● Goal
Exactly as written, retype the listing below, omitting the pictures.
++++ Data lines
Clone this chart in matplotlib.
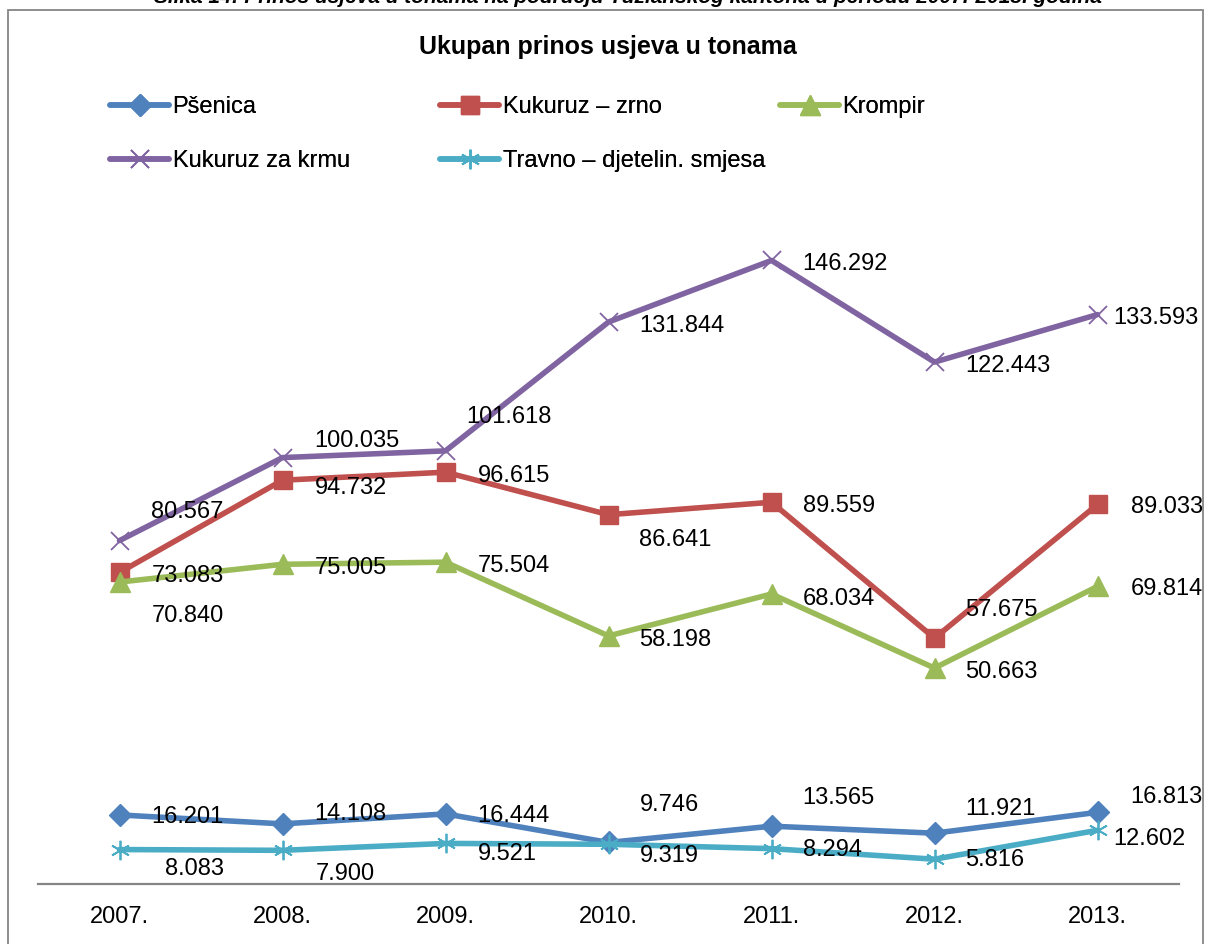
import numpy as np
import matplotlib
matplotlib.use('Agg')
import matplotlib.pyplot as plt
from matplotlib.patches import Rectangle

plt.rcParams['font.family'] = ['Liberation Sans', 'DejaVu Sans']

# podaci
godine = ['2007.', '2008.', '2009.', '2010.', '2011.', '2012.', '2013.']
psenica = [16.201, 14.108, 16.444, 9.746, 13.565, 11.921, 16.813]
kukuruz_zrno = [73.083, 94.732, 96.615, 86.641, 89.559, 57.675, 89.033]
krompir = [70.840, 75.005, 75.504, 58.198, 68.034, 50.663, 69.814]
kukuruz_krma = [80.567, 100.035, 101.618, 131.844, 146.292, 122.443, 133.593]
travno = [8.083, 7.900, 9.521, 9.319, 8.294, 5.816, 12.602]

# pomaci natpisa (pikseli: desno, dolje)
off_psenica = [(32, 2), (32, -10), (32, 2), (31, -37), (31, -28), (31, -24), (33, -15)]
off_zrno = [(32, 4), (32, 8), (32, 4), (31, 25), (31, 4), (31, -28), (33, 3)]
off_krompir = [(32, 34), (32, 4), (32, 4), (31, 4), (31, 5), (31, 4), (33, 3)]
off_krma = [(32, -29), (32, -17), (21, -34), (31, 4), (31, 4), (31, 4), (16, 3)]
off_travno = [(45, 19), (33, 24), (32, 11), (31, 12), (31, 1), (31, 1), (16, 9)]

W, H = 1208, 944
fig = plt.figure(figsize=(W / 100, H / 100), dpi=100)
ax = fig.add_axes([38 / W, 1 - 884 / H, (1179 - 38) / W, (884 - 202) / H])

x = np.arange(len(godine))
serije = [
    ('Pšenica', psenica, '#4F81BD', dict(marker='D', markersize=11.5), off_psenica),
    ('Kukuruz – zrno', kukuruz_zrno, '#C0504D', dict(marker='s', markersize=13), off_zrno),
    ('Krompir', krompir, '#9BBB59', dict(marker='^', markersize=14), off_krompir),
    ('Kukuruz za krmu', kukuruz_krma, '#8064A2',
     dict(marker='x', markersize=13, markeredgewidth=1.3), off_krma),
    ('Travno – djetelin. smjesa', travno, '#4BACC6',
     dict(marker=(6, 2, 0), markersize=14, markeredgewidth=1.3), off_travno),
]

linije = {}
for ime, y, boja, mk, off in serije:
    l, = ax.plot(x, y, color=boja, lw=4, label=ime, solid_capstyle='round',
                 solid_joinstyle='round', markerfacecolor=boja, markeredgecolor=boja,
                 clip_on=False, **mk)
    linije[ime] = l

for ime, y, boja, mk, off in serije:
    for xi, yi, (dx, dy) in zip(x, y, off):
        ax.annotate('%.3f' % yi, (xi, yi), xytext=(dx, -dy), textcoords='offset pixels',
                    ha='left', va='center', fontsize=17, color='black', zorder=5)

ax.set_xlim(-0.5, 6.5)
ax.set_ylim(0, 160)
ax.set_xticks(x)
ax.set_xticklabels(godine, fontsize=17)
ax.tick_params(axis='x', length=0, pad=16)
ax.set_yticks([])
for s in ['left', 'right', 'top']:
    ax.spines[s].set_visible(False)
ax.spines['bottom'].set_color('#868686')
ax.spines['bottom'].set_linewidth(1.6)

# naslov
fig.text(608 / W, 1 - 47 / H, 'Ukupan prinos usjeva u tonama', ha='center', va='center',
         fontsize=18, fontweight='bold')

# legenda (tri kolone)
kolone = [(110, ['Pšenica', 'Kukuruz za krmu']),
          (440, ['Kukuruz – zrno', 'Travno – djetelin. smjesa']),
          (780, ['Krompir'])]
for px, imena in kolone:
    leg = fig.legend([linije[i] for i in imena], imena, loc='upper left',
                     bbox_to_anchor=(px / W, 1 - 96 / H), frameon=False, fontsize=17,
                     borderpad=0, borderaxespad=0, handlelength=2.5, handletextpad=0.15,
                     labelspacing=1.35)
    fig.add_artist(leg)

# okvir grafikona
fig.add_artist(Rectangle((8 / W, -0.05), (1203 - 8) / W, 1 - 10 / H + 0.05,
                         transform=fig.transFigure, fill=False, edgecolor='#868686',
                         lw=1.3, clip_on=False))

# odsjeceni naslov slike (u originalu je odrezan gornjim rubom)
fig.text(628 / W, 1 - 3 / H,
         'Slika 14: Prinos usjeva u tonama na području Tuzlanskog kantona u periodu 2007.-2013. godina',
         ha='center', va='baseline', fontsize=15, fontweight='bold', fontstyle='italic')

fig.savefig('out.png', dpi=100)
++++++++
● Worked solution
Clone this chart in matplotlib.
import numpy as np
import matplotlib
matplotlib.use('Agg')
import matplotlib.pyplot as plt
from matplotlib.patches import Rectangle

plt.rcParams['font.family'] = ['Liberation Sans', 'DejaVu Sans']

# podaci
godine = ['2007.', '2008.', '2009.', '2010.', '2011.', '2012.', '2013.']
psenica = [16.201, 14.108, 16.444, 9.746, 13.565, 11.921, 16.813]
kukuruz_zrno = [73.083, 94.732, 96.615, 86.641, 89.559, 57.675, 89.033]
krompir = [70.840, 75.005, 75.504, 58.198, 68.034, 50.663, 69.814]
kukuruz_krma = [80.567, 100.035, 101.618, 131.844, 146.292, 122.443, 133.593]
travno = [8.083, 7.900, 9.521, 9.319, 8.294, 5.816, 12.602]

# pomaci natpisa (pikseli: desno, dolje)
off_psenica = [(32, 2), (32, -10), (32, 2), (31, -37), (31, -28), (31, -24), (33, -15)]
off_zrno = [(32, 4), (32, 8), (32, 4), (31, 25), (31, 4), (31, -28), (33, 3)]
off_krompir = [(32, 34), (32, 4), (32, 4), (31, 4), (31, 5), (31, 4), (33, 3)]
off_krma = [(32, -29), (32, -17), (21, -34), (31, 4), (31, 4), (31, 4), (16, 3)]
off_travno = [(45, 19), (33, 24), (32, 11), (31, 12), (31, 1), (31, 1), (16, 9)]

W, H = 1208, 944
fig = plt.figure(figsize=(W / 100, H / 100), dpi=100)
ax = fig.add_axes([38 / W, 1 - 884 / H, (1179 - 38) / W, (884 - 202) / H])

x = np.arange(len(godine))
serije = [
    ('Pšenica', psenica, '#4F81BD', dict(marker='D', markersize=11.5), off_psenica),
    ('Kukuruz – zrno', kukuruz_zrno, '#C0504D', dict(marker='s', markersize=13), off_zrno),
    ('Krompir', krompir, '#9BBB59', dict(marker='^', markersize=14), off_krompir),
    ('Kukuruz za krmu', kukuruz_krma, '#8064A2',
     dict(marker='x', markersize=13, markeredgewidth=1.3), off_krma),
    ('Travno – djetelin. smjesa', travno, '#4BACC6',
     dict(marker=(6, 2, 0), markersize=14, markeredgewidth=1.3), off_travno),
]

linije = {}
for ime, y, boja, mk, off in serije:
    l, = ax.plot(x, y, color=boja, lw=4, label=ime, solid_capstyle='round',
                 solid_joinstyle='round', markerfacecolor=boja, markeredgecolor=boja,
                 clip_on=False, **mk)
    linije[ime] = l

for ime, y, boja, mk, off in serije:
    for xi, yi, (dx, dy) in zip(x, y, off):
        ax.annotate('%.3f' % yi, (xi, yi), xytext=(dx, -dy), textcoords='offset pixels',
                    ha='left', va='center', fontsize=17, color='black', zorder=5)

ax.set_xlim(-0.5, 6.5)
ax.set_ylim(0, 160)
ax.set_xticks(x)
ax.set_xticklabels(godine, fontsize=17)
ax.tick_params(axis='x', length=0, pad=16)
ax.set_yticks([])
for s in ['left', 'right', 'top']:
    ax.spines[s].set_visible(False)
ax.spines['bottom'].set_color('#868686')
ax.spines['bottom'].set_linewidth(1.6)

# naslov
fig.text(608 / W, 1 - 47 / H, 'Ukupan prinos usjeva u tonama', ha='center', va='center',
         fontsize=18, fontweight='bold')

# legenda (tri kolone)
kolone = [(110, ['Pšenica', 'Kukuruz za krmu']),
          (440, ['Kukuruz – zrno', 'Travno – djetelin. smjesa']),
          (780, ['Krompir'])]
for px, imena in kolone:
    leg = fig.legend([linije[i] for i in imena], imena, loc='upper left',
                     bbox_to_anchor=(px / W, 1 - 96 / H), frameon=False, fontsize=17,
                     borderpad=0, borderaxespad=0, handlelength=2.5, handletextpad=0.15,
                     labelspacing=1.35)
    fig.add_artist(leg)

# okvir grafikona
fig.add_artist(Rectangle((8 / W, -0.05), (1203 - 8) / W, 1 - 10 / H + 0.05,
                         transform=fig.transFigure, fill=False, edgecolor='#868686',
                         lw=1.3, clip_on=False))

# odsjeceni naslov slike (u originalu je odrezan gornjim rubom)
fig.text(628 / W, 1 - 3 / H,
         'Slika 14: Prinos usjeva u tonama na području Tuzlanskog kantona u periodu 2007.-2013. godina',
         ha='center', va='baseline', fontsize=15, fontweight='bold', fontstyle='italic')

fig.savefig('out.png', dpi=100)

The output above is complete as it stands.